## Objective
Extract all lines from the data beneath that include the word "document".

####

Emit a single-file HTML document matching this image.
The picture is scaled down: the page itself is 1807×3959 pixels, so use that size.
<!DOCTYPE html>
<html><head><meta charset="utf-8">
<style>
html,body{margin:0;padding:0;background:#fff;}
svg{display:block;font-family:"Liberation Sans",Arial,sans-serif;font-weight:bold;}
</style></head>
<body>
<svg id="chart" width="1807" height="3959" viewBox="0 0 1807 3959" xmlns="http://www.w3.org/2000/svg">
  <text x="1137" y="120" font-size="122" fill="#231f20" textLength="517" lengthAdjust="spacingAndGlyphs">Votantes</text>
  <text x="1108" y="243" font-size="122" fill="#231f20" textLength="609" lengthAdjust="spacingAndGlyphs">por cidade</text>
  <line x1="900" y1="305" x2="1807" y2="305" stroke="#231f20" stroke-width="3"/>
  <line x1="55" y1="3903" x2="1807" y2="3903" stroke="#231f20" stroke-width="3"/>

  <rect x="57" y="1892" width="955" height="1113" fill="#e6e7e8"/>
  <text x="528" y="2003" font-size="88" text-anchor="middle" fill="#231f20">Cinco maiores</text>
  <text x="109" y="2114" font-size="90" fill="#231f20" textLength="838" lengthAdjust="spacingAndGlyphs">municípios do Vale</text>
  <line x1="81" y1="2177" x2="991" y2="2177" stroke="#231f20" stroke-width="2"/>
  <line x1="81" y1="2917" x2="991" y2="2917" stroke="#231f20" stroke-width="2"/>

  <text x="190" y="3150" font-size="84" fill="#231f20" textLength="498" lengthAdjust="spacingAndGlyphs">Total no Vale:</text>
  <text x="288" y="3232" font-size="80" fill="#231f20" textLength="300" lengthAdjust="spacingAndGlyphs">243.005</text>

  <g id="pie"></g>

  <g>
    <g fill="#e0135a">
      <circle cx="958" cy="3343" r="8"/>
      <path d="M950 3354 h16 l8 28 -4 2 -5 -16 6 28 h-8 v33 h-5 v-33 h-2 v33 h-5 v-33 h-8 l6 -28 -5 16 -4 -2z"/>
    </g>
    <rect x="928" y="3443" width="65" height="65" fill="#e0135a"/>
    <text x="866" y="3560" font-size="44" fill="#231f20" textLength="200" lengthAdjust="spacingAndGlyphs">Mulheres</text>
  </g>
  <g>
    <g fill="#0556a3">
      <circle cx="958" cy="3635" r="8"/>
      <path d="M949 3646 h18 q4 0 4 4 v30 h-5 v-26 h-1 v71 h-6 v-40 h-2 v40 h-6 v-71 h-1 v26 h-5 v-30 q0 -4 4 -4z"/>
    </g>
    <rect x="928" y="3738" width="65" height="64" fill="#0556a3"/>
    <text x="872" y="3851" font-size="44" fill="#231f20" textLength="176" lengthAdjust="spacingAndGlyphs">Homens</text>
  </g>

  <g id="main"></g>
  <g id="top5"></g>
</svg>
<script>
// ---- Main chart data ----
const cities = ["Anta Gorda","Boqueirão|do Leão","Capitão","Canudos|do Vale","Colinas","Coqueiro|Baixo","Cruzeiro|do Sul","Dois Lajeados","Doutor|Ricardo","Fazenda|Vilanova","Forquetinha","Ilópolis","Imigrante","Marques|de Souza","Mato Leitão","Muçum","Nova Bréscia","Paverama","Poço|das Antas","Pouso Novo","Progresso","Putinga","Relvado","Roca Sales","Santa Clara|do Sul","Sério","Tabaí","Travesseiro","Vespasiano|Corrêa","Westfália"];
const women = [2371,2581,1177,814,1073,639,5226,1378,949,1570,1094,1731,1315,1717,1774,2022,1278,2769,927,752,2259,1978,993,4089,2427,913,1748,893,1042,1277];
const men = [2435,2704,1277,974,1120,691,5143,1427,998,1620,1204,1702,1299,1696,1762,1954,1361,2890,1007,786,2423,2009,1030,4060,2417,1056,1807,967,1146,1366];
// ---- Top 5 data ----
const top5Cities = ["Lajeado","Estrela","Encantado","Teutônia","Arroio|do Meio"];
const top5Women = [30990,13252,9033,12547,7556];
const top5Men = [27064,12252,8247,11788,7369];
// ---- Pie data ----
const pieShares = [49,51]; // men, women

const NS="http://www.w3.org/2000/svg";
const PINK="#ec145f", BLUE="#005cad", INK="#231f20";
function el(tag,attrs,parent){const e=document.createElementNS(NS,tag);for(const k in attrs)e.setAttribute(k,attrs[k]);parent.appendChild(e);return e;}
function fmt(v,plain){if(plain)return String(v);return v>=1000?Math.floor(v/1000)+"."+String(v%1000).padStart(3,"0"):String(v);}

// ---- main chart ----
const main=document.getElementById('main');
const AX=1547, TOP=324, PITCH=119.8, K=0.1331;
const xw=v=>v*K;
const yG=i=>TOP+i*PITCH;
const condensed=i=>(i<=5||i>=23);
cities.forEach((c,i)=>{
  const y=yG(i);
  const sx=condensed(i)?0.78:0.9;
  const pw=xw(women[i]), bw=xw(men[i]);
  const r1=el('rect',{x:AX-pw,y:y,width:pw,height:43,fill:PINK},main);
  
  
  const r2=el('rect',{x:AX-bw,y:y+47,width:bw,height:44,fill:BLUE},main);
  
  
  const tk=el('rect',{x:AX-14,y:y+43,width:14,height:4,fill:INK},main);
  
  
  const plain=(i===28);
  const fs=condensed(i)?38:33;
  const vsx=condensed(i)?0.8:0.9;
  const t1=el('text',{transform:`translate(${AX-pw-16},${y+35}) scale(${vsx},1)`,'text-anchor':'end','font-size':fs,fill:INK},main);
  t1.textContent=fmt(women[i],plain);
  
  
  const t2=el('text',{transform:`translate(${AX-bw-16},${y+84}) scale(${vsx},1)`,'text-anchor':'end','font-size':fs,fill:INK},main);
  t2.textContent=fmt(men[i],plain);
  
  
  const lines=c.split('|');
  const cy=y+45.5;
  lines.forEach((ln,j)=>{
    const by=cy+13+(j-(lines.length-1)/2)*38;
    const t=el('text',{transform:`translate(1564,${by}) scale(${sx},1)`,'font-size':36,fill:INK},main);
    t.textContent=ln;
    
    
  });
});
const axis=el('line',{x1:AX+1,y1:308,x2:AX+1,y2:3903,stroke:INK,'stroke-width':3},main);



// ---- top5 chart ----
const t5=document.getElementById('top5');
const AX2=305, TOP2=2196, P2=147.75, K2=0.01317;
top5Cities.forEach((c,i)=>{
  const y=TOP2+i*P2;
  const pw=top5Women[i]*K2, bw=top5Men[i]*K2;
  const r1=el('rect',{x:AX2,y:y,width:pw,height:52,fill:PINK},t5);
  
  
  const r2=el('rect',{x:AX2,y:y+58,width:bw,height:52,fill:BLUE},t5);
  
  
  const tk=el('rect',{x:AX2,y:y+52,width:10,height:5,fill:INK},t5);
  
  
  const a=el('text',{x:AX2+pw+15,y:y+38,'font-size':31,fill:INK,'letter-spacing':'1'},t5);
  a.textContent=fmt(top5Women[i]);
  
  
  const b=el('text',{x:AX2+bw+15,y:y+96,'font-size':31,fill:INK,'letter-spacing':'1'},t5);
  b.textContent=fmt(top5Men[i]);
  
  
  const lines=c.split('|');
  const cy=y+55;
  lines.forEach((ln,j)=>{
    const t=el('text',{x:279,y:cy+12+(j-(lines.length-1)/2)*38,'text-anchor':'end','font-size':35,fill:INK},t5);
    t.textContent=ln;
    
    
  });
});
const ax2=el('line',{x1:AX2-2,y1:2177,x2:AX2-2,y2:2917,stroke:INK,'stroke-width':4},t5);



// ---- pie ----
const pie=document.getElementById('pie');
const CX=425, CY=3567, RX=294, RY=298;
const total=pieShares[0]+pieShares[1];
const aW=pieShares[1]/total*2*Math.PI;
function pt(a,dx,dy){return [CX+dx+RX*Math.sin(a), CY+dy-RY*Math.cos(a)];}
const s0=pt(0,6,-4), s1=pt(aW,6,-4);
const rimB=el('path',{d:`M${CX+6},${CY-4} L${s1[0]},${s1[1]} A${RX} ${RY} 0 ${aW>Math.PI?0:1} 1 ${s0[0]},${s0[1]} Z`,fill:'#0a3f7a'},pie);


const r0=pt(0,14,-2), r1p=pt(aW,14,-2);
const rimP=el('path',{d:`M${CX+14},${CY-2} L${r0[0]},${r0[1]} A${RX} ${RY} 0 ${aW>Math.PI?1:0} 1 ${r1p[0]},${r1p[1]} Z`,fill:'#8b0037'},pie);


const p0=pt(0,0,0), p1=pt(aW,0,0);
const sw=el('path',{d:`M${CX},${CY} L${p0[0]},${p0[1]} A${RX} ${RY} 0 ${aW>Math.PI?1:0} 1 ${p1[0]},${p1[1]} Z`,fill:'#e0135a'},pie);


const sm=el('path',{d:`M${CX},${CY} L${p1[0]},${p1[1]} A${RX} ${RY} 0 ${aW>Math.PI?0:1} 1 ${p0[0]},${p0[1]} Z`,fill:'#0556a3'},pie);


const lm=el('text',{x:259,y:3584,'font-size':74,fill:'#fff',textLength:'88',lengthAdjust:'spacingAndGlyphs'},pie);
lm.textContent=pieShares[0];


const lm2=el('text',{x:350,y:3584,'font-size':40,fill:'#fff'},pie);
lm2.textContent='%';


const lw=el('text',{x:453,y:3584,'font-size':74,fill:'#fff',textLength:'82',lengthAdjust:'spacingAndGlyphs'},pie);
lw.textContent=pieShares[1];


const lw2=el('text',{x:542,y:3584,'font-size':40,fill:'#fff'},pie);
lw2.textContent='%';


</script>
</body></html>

####

## Response below
Emit a single-file HTML document matching this image.
function el(tag,attrs,parent){const e=document.createElementNS(NS,tag);for(const k in attrs)e.setAttribute(k,attrs[k]);parent.appendChild(e);return e;}
const main=document.getElementById('main');
const t5=document.getElementById('top5');
const pie=document.getElementById('pie');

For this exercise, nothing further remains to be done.